A primary objective of the research is to refine clinical guidelines regarding the threshold for prescribing antihypertensive medications during the postpartum period-an area where individual clinician discretion often fills gaps in formal rules.
- Previous Threshold: Medications were typically considered at 150/100 mmHg, reflecting older risk tolerances for short-term elevations.
- Current Definition: Hypertension is now defined as two or more readings of at least 140/90 mmHg, bringing obstetric thresholds closer to general adult cardiovascular standards.
- Project Goal: Assess the health impacts of lowering the medication threshold to determine if earlier intervention reduces the risk of recurrent HDP and long-term cardiovascular events.
Findings from this work could feed into future updates to federal quality measures and maternal safety bundles, shaping how hospitals are evaluated and reimbursed for postpartum care.
Biological and Behavioral Mitigators
Beyond pharmacological intervention, the study is examining the role of breastfeeding and primary care engagement in reducing cardiovascular risk. Research suggests that breastfeeding may provide an immediate and long-term protective effect on maternal heart health, in part through its influence on blood pressure, lipid profiles, and weight trajectories.
Breastfeeding has been shown to improve multiple maternal health outcomes, including reduced risk of cardiovascular disease later in life, but also in the immediate postpartum period,” says study investigator Dr. Katherine Standish, family medicine physician, founder and codirector of BMC’s Breastfeeding and Lactation Medicine Center, and assistant professor of family medicine at the Chobanian & Avedisian School of Medicine. “As soon as one month after initiating breastfeeding, improved cardiovascular indicators have been seen, though like many breastfeeding-related outcomes, risk reduction is greater the longer the length of time one breastfeeds.
However, the study notes that acute illness during delivery often creates barriers to breastfeeding initiation, especially for patients recovering from severe preeclampsia or emergency cesarean sections. Those are the same patients most likely to benefit from closer cardiovascular surveillance, making early lactation support a potentially powerful-but often underfunded-lever for maternal health policy.
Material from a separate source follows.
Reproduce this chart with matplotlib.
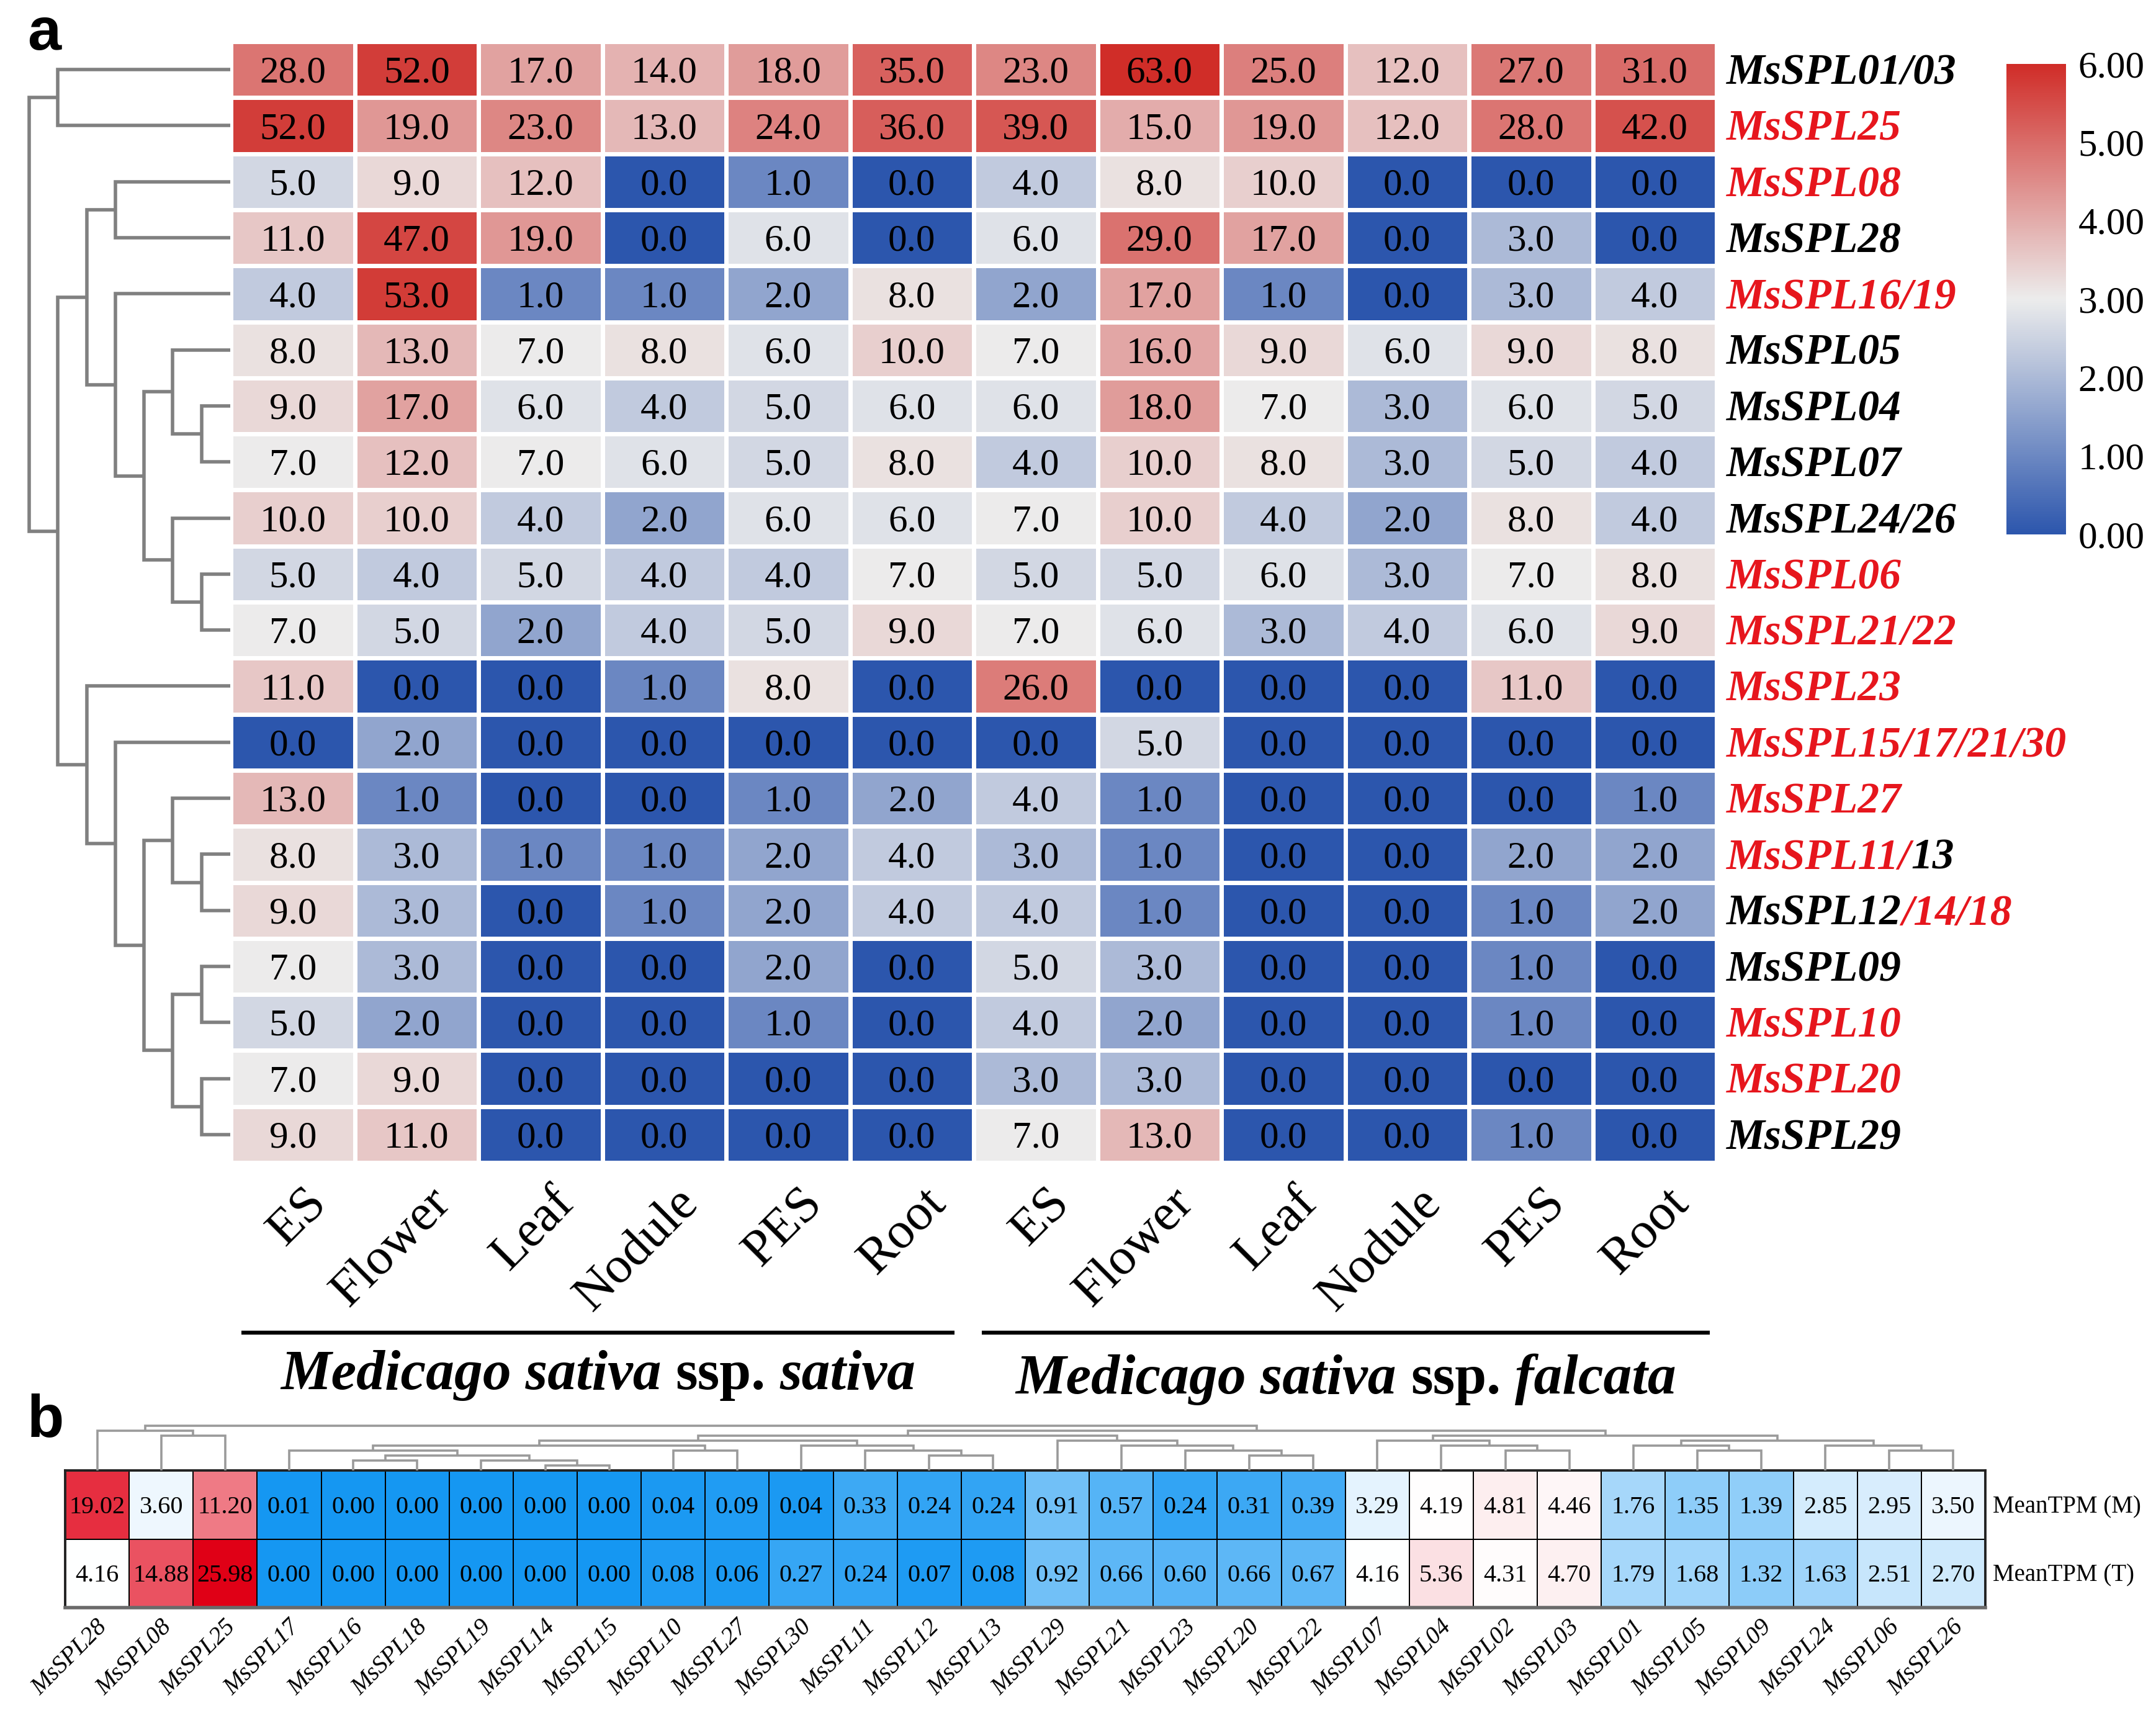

By analyzing electronic health records from approximately 3,500 patients between 2016 and 2025, the research team aims to identify the optimal timing and support systems needed to maximize these benefits, including how quickly patients are linked to primary care after delivery and whether health insurance coverage remains stable through the first postpartum year.
By learning more about how breastfeeding might reduce the risk of future hypertensive diseases, our study can help us identify mothers who would most benefit from breastfeeding, and the optimal timing to help mothers breastfeed, both for their own and for their baby’s health,” Dr. Standish says.
Taken together, the work at BMC points toward a reframing of the “fourth trimester” as a regulated, resourced phase of care rather than an informal afterthought. As federal and state authorities, including the Centers for Medicare & Medicaid Services, continue to extend postpartum coverage and refine quality metrics, evidence from safety-net institutions will be critical in determining whether maternal cardiovascular risk is meaningfully reduced-or simply more precisely documented.